Freemasonry

March 23, 2004 (Tuesday) / 5:00 pm

200 College Hall

Freemasonry

Paradox Amid the Mysteries

Margaret Jacob

Professor of History
University of California at Los Angeles

The oldest continuously existing fraternal organization in the world, freemasonry is steeped in centuries of secrecy and rituals—all endlessly fascinating to outsiders.

UCLA historian Margaret Jacob, an authority on freethinkers, freemasons, and other radicals and romantics of the 18th Century, argues that the hundreds of Masonic lodges founded in 18th-century Europe were some of the most important enclaves in which modern civil society was formed.

Her books Living the Enlightenment: Freemasonry and Politics in Eighteenth Century Europe (Oxford University Press, 1991) and The Radical Enlightenment: Pantheists, Freemason and Republicans (Second Rev. Ed., The Temple Publishers, 2003) are considered landmark studies.
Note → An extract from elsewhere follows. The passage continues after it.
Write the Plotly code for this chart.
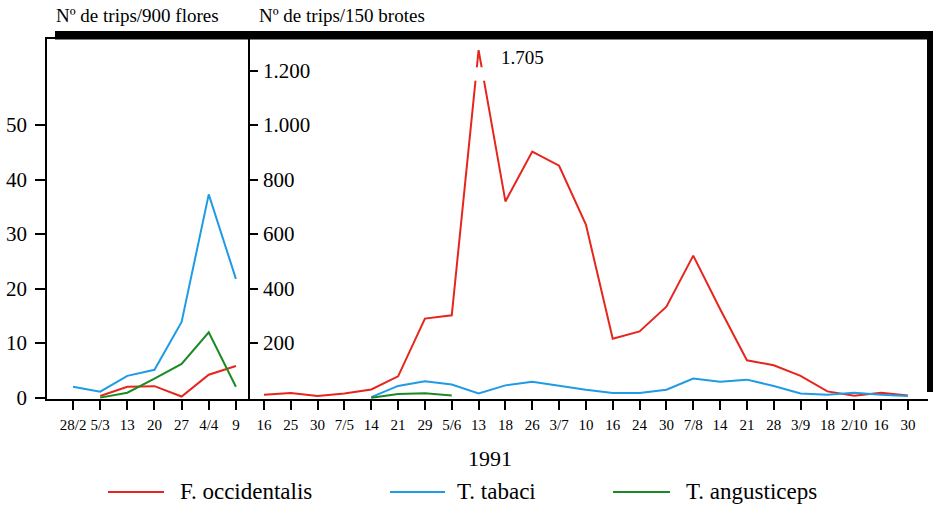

Before joining the faculty at UCLA, Margaret Jacob taught at the City University of New York, the University of Amsterdam, the University of Utrecht, the New School for Social Research, and the University of Pennsylvania. She also served as dean of Eugene Lang College at the New School. Her interests have taken her into European history and she has worked extensively in archives from London and Birmingham to Amsterdam, The Hague, Brussels, Paris and various French provincial towns. In 2002 she was awarded an honorary doctorate from the University of Utrecht and made a member of the American Philosophical Society and the Hollandse Maatschappij der Weterschappen.